Robust Distributed Secondary Control for DC Microgrids Enhancing Stability and Communication Delay Tolerance

Accurate power sharing and global voltage recovery are common secondary control objectives in DC microgrids (DCMGs). Distributed control outperforms centralized as it allows for plug-and-play capability and operates effectively with low-bandwidth communication. However, it remains sensitive to communication delays, compromising DCMG stability. This paper proposes an enhanced DCMG control architecture, improving its endurance against delays. Secondary control modifies droop nominal voltage to achieve its objectives through a PI controller. The PI gains have direct influences on stability and delay toleration. However, scheduling PI gains to counteract the delay comes with sluggish convergence. The proposed control hierarchy introduces derivative controllers in its structure to increase its degree of freedom. By broadening the PI gains range, communication delays are effectively addressed, thus offering more ample tuning choices that accelerate convergence.
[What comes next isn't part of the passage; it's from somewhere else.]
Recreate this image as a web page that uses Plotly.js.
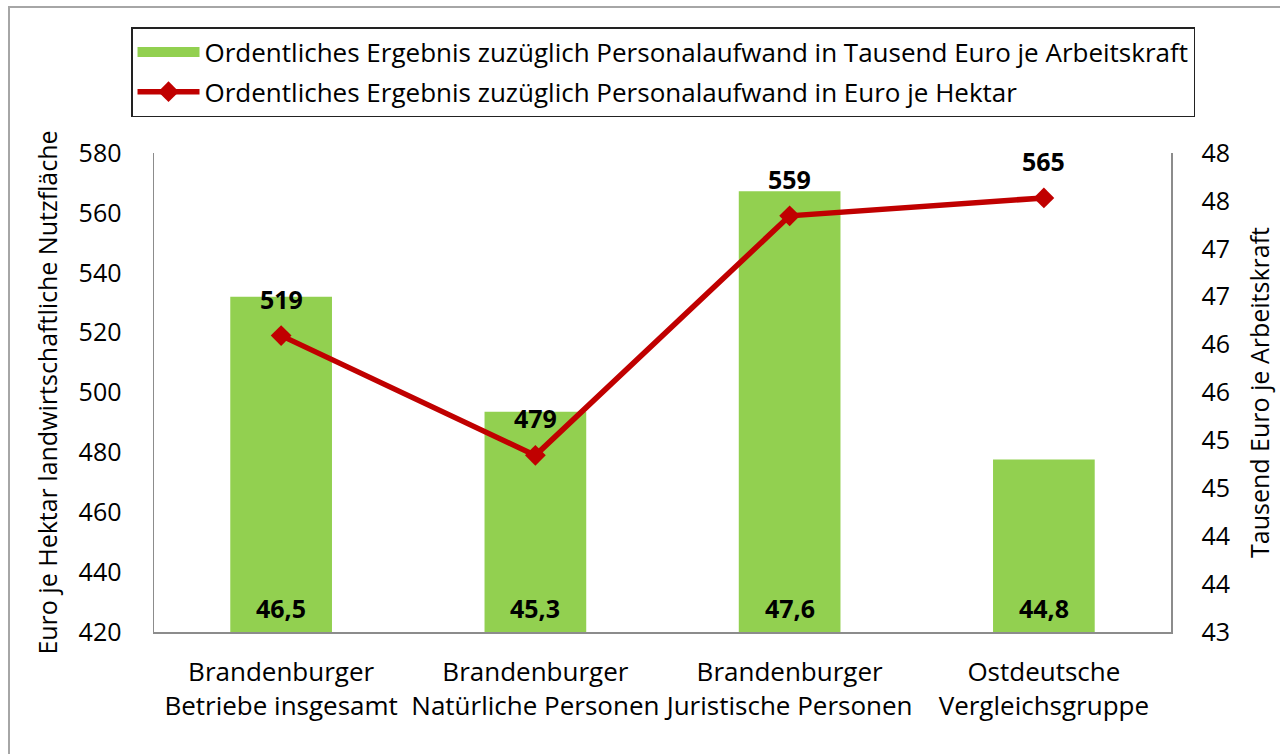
<!DOCTYPE html>
<html><head><meta charset="utf-8">
<script src="https://cdn.plot.ly/plotly-3.0.1.min.js"></script>
<style>
html,body{margin:0;padding:0;background:#fff;}
#wrap{position:relative;width:1280px;height:754px;overflow:hidden;}
#chart{width:1280px;height:754px;}
#frame{position:absolute;left:8px;top:6px;width:1290px;height:770px;border-left:2px solid #a6a6a6;border-top:2px solid #a6a6a6;pointer-events:none;}
</style></head>
<body>
<div id="wrap"><div id="chart"></div><div id="frame"></div></div>
<script>
const categories = ["Brandenburger<br>Betriebe insgesamt", "Brandenburger<br>Natürliche Personen", "Brandenburger<br>Juristische Personen", "Ostdeutsche<br>Vergleichsgruppe"];
const perWorker = [46.5, 45.3, 47.6, 44.8];      // Tausend Euro je Arbeitskraft (bars, right axis)
const perHectare = [519, 479, 559, 565];          // Euro je Hektar (line, left axis)
const barName = "Ordentliches Ergebnis zuzüglich Personalaufwand in Tausend Euro je Arbeitskraft";
const lineName = "Ordentliches Ergebnis zuzüglich Personalaufwand in Euro je Hektar";
const leftTitle = "Euro je Hektar landwirtschaftliche Nutzfläche";
const rightTitle = "Tausend Euro je Arbeitskraft";
const rightTickVals = [43, 43.5, 44, 44.5, 45, 45.5, 46, 46.5, 47, 47.5, 48];

const FONT = "Open Sans, DejaVu Sans, sans-serif";
const fmt = v => v.toFixed(1).replace(".", ",");

const traces = [
  {type: "bar", name: barName, x: categories, y: perWorker, yaxis: "y",
   marker: {color: "#92D050"}, width: 0.4, showlegend: false, hoverinfo: "skip"},
  // legend entry for the bars (wide green swatch like the original)
  {type: "scatter", mode: "lines", name: barName, x: [null], y: [null], yaxis: "y",
   line: {color: "#92D050", width: 16}, legendgroup: "a", showlegend: true, hoverinfo: "skip"},
  {type: "scatter", mode: "lines+markers", name: lineName, x: categories, y: perHectare, yaxis: "y2",
   line: {color: "#C00000", width: 5.5}, marker: {symbol: "diamond", size: 16, color: "#C00000"},
   legendgroup: "b", hoverinfo: "skip"}
];

const annotations = [];
categories.forEach((c, i) => {
  annotations.push({x: c, y: 43, xref: "x", yref: "y", text: "<b>" + fmt(perWorker[i]) + "</b>",
    showarrow: false, yanchor: "middle", yshift: 24, font: {family: FONT, size: 25, color: "#000"}});
  annotations.push({x: c, y: perHectare[i], xref: "x", yref: "y2", text: "<b>" + perHectare[i] + "</b>",
    showarrow: false, yanchor: "middle", yshift: 37, font: {family: FONT, size: 25, color: "#000"}});
});

const layout = {
  width: 1280, height: 754,
  margin: {l: 154, r: 109, t: 153, b: 122},
  paper_bgcolor: "#fff", plot_bgcolor: "#fff",
  font: {family: FONT, size: 25, color: "#000"},
  showlegend: true,
  legend: {x: -0.0226, xanchor: "left", y: 1.263, yanchor: "top", orientation: "v",
    bordercolor: "#222", borderwidth: 1.5, bgcolor: "#fff", itemwidth: 62,
    tracegroupgap: 3, traceorder: "grouped",
    font: {family: FONT, size: 26, color: "#000"}},
  xaxis: {type: "category", showgrid: false, zeroline: false, showline: true, linecolor: "#8c8c8c", linewidth: 1.5,
    ticks: "", ticklabelstandoff: 16, tickfont: {family: FONT, size: 26, color: "#000"}, fixedrange: true},
  yaxis: {side: "right", range: [43, 48], tickvals: rightTickVals, ticktext: rightTickVals.map(v => String(Math.round(v + 1e-9))),
    showgrid: false, zeroline: false, showline: true, linecolor: "#8c8c8c", linewidth: 1.5, ticks: "",
    ticklabelstandoff: 24, tickfont: {family: FONT, size: 25, color: "#000"},
    title: {text: rightTitle, standoff: 22, font: {family: FONT, size: 25, color: "#000"}}},
  yaxis2: {side: "left", overlaying: "y", range: [420, 580], dtick: 20, tick0: 420,
    showgrid: false, zeroline: false, showline: true, linecolor: "#8c8c8c", linewidth: 1.5, ticks: "",
    ticklabelstandoff: 26, tickfont: {family: FONT, size: 25, color: "#000"},
    title: {text: leftTitle, standoff: 14, font: {family: FONT, size: 25, color: "#000"}}},
  annotations: annotations
};

Plotly.newPlot("chart", traces, layout, {displayModeBar: false, staticPlot: true});
</script>
</body></html>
The small-signal linearized model is derived and the direct frequency domain method is used to accurately obtain the delay margin characterizing DCMG stability. Due to the transcendental delay terms in the characteristic equation, the roots' damping cannot be obtained. Thus, Pade approximation is engaged in obtaining a manageable number of roots facilitating dominant roots assessment. The proposed control hierarchy has been verified through a Controller-in-the-Loop (CIL) setup via the OPAL-RT environment.